===== Records supplied =====
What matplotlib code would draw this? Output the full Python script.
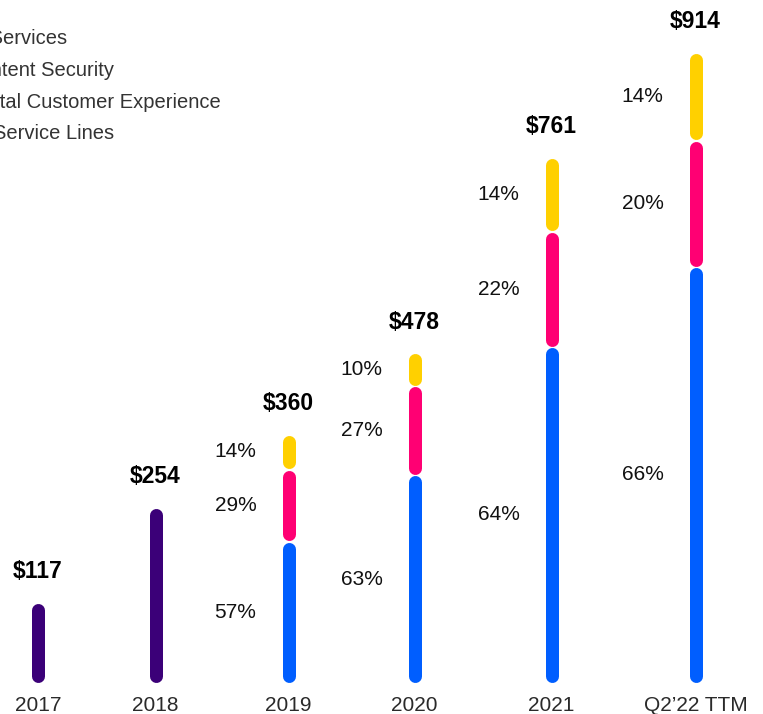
import matplotlib
matplotlib.use("Agg")
import matplotlib.pyplot as plt

# ---- data ----
categories = ["2017", "2018", "2019", "2020", "2021", "Q2\u201922 TTM"]
totals = [117, 254, 360, 478, 761, 914]
dce_pct = [None, None, 57, 63, 64, 66]   # Digital Customer Experience
cs_pct = [None, None, 29, 27, 22, 20]    # Content Security
ai_pct = [None, None, 14, 10, 14, 14]    # AI Services
legend_labels = ["AI Services", "Content Security",
                 "Digital Customer Experience", "All Service Lines"]

# ---- layout / style ----
bar_x = [38, 155.5, 288.5, 414.5, 551.5, 695.5]
C_ALL = "#3B0078"
C_DCE = "#005EFF"
C_CS = "#FF0073"
C_AI = "#FFD000"
FONT = ["Liberation Sans", "DejaVu Sans"]
plt.rcParams["font.family"] = FONT

W, H = 763, 714
fig = plt.figure(figsize=(W / 100, H / 100), dpi=100)
base_px = 683
ax = fig.add_axes([0, (H - base_px) / H, 1, base_px / H])
ppd = 0.69  # pixels per dollar
ymax = base_px / ppd
ax.set_xlim(0, W)
ax.set_ylim(0, ymax)
ax.axis("off")

lw_px = 13
lw_pt = lw_px * 0.72
gap_px = 1.5
pad = (lw_px / 2 + gap_px / 2) / ppd


def seg(x, lo, hi, color):
    y0, y1 = lo + pad, hi - pad
    if y1 < y0:
        y0 = y1 = (lo + hi) / 2
    ax.plot([x, x], [y0, y1], color=color, lw=lw_pt, solid_capstyle="round")


for i, x in enumerate(bar_x):
    tot = totals[i]
    if dce_pct[i] is None:
        seg(x, 0, tot, C_ALL)
    else:
        lo = 0
        for pct, col in ((dce_pct[i], C_DCE), (cs_pct[i], C_CS), (ai_pct[i], C_AI)):
            hi = lo + tot * pct / 100
            seg(x, lo, hi, col)
            ax.annotate(f"{pct}%", xy=(x, (lo + hi) / 2), xytext=(-32 * 0.72, 0),
                        textcoords="offset points", ha="right", va="center",
                        fontsize=15, color="#111111")
            lo = hi
    # total label
    ax.annotate(f"${tot}", xy=(x, tot), xytext=(0, 31 * 0.72),
                textcoords="offset points", ha="center", va="center",
                fontsize=16.5, fontweight="bold", color="#000000")
    # category label
    ax.annotate(categories[i], xy=(x, 0), xytext=(0, -22.5 * 0.72),
                textcoords="offset points", ha="center", va="center",
                fontsize=15, color="#2a2a2a", annotation_clip=False)

# legend (partially off the left edge of the figure, as in the reference)
leg_y = [38.5, 70.5, 102.5, 133.5]
leg_x = -35
for lab, yy in zip(legend_labels, leg_y):
    fig.text(leg_x / W, 1 - yy / H, lab, ha="left", va="center",
             fontsize=14.5, color="#333333")

fig.savefig("out.png", dpi=100)
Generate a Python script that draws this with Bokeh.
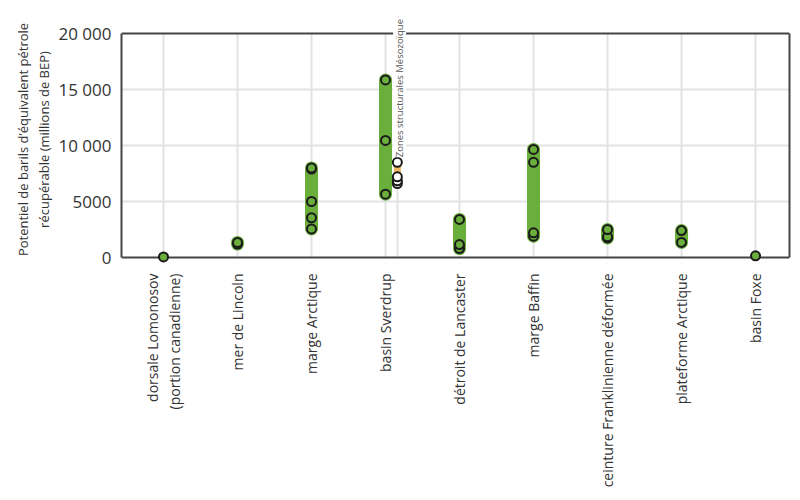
from math import pi
from bokeh.plotting import figure
from bokeh.models import FixedTicker, Label, Range1d, Span, LinearAxis, BoxAnnotation
from bokeh.embed import file_html
from bokeh.resources import INLINE

# ---- data (millions de BEP) ----
categories = [
    "dorsale Lomonosov\n(portion canadienne)",
    "mer de Lincoln",
    "marge Arctique",
    "basin Sverdrup",
    "détroit de Lancaster",
    "marge Baffin",
    "ceinture Franklinienne déformée",
    "plateforme Arctique",
    "basin Foxe",
]
lomonosov = [50]
lincoln = [1200, 1350]
marge_arctique = [2550, 3550, 5000, 7900, 8000]
sverdrup = [5650, 10450, 15850]
lancaster = [800, 1150, 3400]
baffin = [1900, 2200, 8500, 9650]
franklin = [1750, 1850, 2500]
plateforme = [1350, 2400]
foxe = [150]
mesozoique = [6600, 6850, 7200, 8500]
meso_label = "Zones structurales Mésozoïque"

y_ticks = [0, 5000, 10000, 15000, 20000]
y_tick_labels = ["0", "5000", "10 000", "15 000", "20 000"]

series = [lomonosov, lincoln, marge_arctique, sverdrup, lancaster,
          baffin, franklin, plateforme, foxe]

GREEN = "#6aae3c"
ORANGE = "#f2b866"
DARK = "#444444"
FONT = "Open Sans"
meso_x = 3.16
y_max = y_ticks[-1]
x_start, x_end = -0.5676, 8.459
y_lo = -y_max * 6 / 224        # a few pixels below 0 so dots on 0 are not cut
y_hi = y_max * 242 / 224       # room above 20 000 for the rotated label

p = figure(width=792, height=492, output_backend="svg", toolbar_location=None,
           x_range=Range1d(x_start, x_end), y_range=Range1d(y_lo, y_hi),
           min_border_left=121, min_border_right=3, min_border_top=15,
           min_border_bottom=229)
p.background_fill_color = "white"
p.border_fill_color = "white"
p.outline_line_color = None

# grid
p.xgrid.ticker = FixedTicker(ticks=[0, 1, 2, 3, meso_x, 4, 5, 6, 7, 8])
p.ygrid.ticker = FixedTicker(ticks=y_ticks[1:-1])
for g in (p.xgrid, p.ygrid):
    g.grid_line_color = "#e3e3e3"
    g.grid_line_width = 2
# hide grid outside 0..20 000
p.add_layout(BoxAnnotation(bottom=y_max, fill_color="white", fill_alpha=1,
                           line_color=None, level="underlay"))
p.add_layout(BoxAnnotation(top=0, fill_color="white", fill_alpha=1,
                           line_color=None, level="underlay"))
# frame lines at 0 and 20 000
p.add_layout(Span(location=0, dimension="width", line_color=DARK,
                  line_width=2, level="underlay"))
p.add_layout(Span(location=y_max, dimension="width", line_color=DARK,
                  line_width=2, level="underlay"))

# bars (min->max)
bx, b0, b1 = [], [], []
for i, vals in enumerate(series):
    if max(vals) > min(vals):
        bx.append(i); b0.append(min(vals)); b1.append(max(vals))
p.segment(x0=bx, y0=b0, x1=bx, y1=b1, line_width=13, line_cap="round",
          line_color=GREEN)
p.segment(x0=[meso_x], y0=[min(mesozoique)], x1=[meso_x], y1=[max(mesozoique)],
          line_width=7, line_cap="round", line_color=ORANGE)

# points
px, py = [], []
for i, vals in enumerate(series):
    px += [i] * len(vals)
    py += vals
p.scatter(px, py, size=9, fill_color=GREEN, line_color="#1a1a1a", line_width=2)
p.scatter([meso_x] * len(mesozoique), mesozoique, size=9, fill_color="white",
          line_color="#1a1a1a", line_width=2)

p.add_layout(Label(x=meso_x + 0.03, y=8950, text=meso_label, angle=pi / 2,
                   text_font=FONT, text_font_size="9.5px", text_color="#555555",
                   text_align="left", text_baseline="middle",
                   background_fill_color="white"))

# axes
p.yaxis.ticker = FixedTicker(ticks=y_ticks)
p.yaxis.bounds = (0, y_max)
p.yaxis.major_label_overrides = {t: l for t, l in zip(y_ticks, y_tick_labels)}
p.yaxis.axis_label = "Potentiel de barils d’équivalent pétrole\nrécupérable (millions de BEP)"
p.yaxis.axis_label_text_font = FONT
p.yaxis.axis_label_text_font_size = "13px"
p.yaxis.axis_label_text_font_style = "normal"
p.yaxis.axis_label_text_color = "#333333"
p.yaxis.axis_label_standoff = 2

p.xaxis.ticker = FixedTicker(ticks=list(range(len(categories))))
p.xaxis.major_label_overrides = {i: c for i, c in enumerate(categories)}
p.xaxis.major_label_orientation = pi / 2

for ax in (p.xaxis, p.yaxis):
    ax.axis_line_color = DARK
    ax.axis_line_width = 2
    ax.major_tick_line_color = None
    ax.minor_tick_line_color = None
    ax.major_label_text_font = FONT
    ax.major_label_text_color = "#333333"
p.xaxis.axis_line_color = None
p.yaxis.major_label_text_font_size = "17px"
p.yaxis.major_label_standoff = 4
p.xaxis.major_label_text_font_size = "14px"
p.xaxis.major_label_standoff = 4

right = LinearAxis(ticker=FixedTicker(ticks=[]), bounds=(0, y_max),
                   axis_line_color=DARK, axis_line_width=2,
                   major_tick_line_color=None, minor_tick_line_color=None,
                   major_tick_out=0, major_label_standoff=0)
p.add_layout(right, "right")

open("out.html", "w").write(file_html(p, INLINE))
=====
▸ Your task: All lines that include "this" are to be gathered and copied.

▸ The reply:
What matplotlib code would draw this? Output the full Python script.
Generate a Python script that draws this with Bokeh.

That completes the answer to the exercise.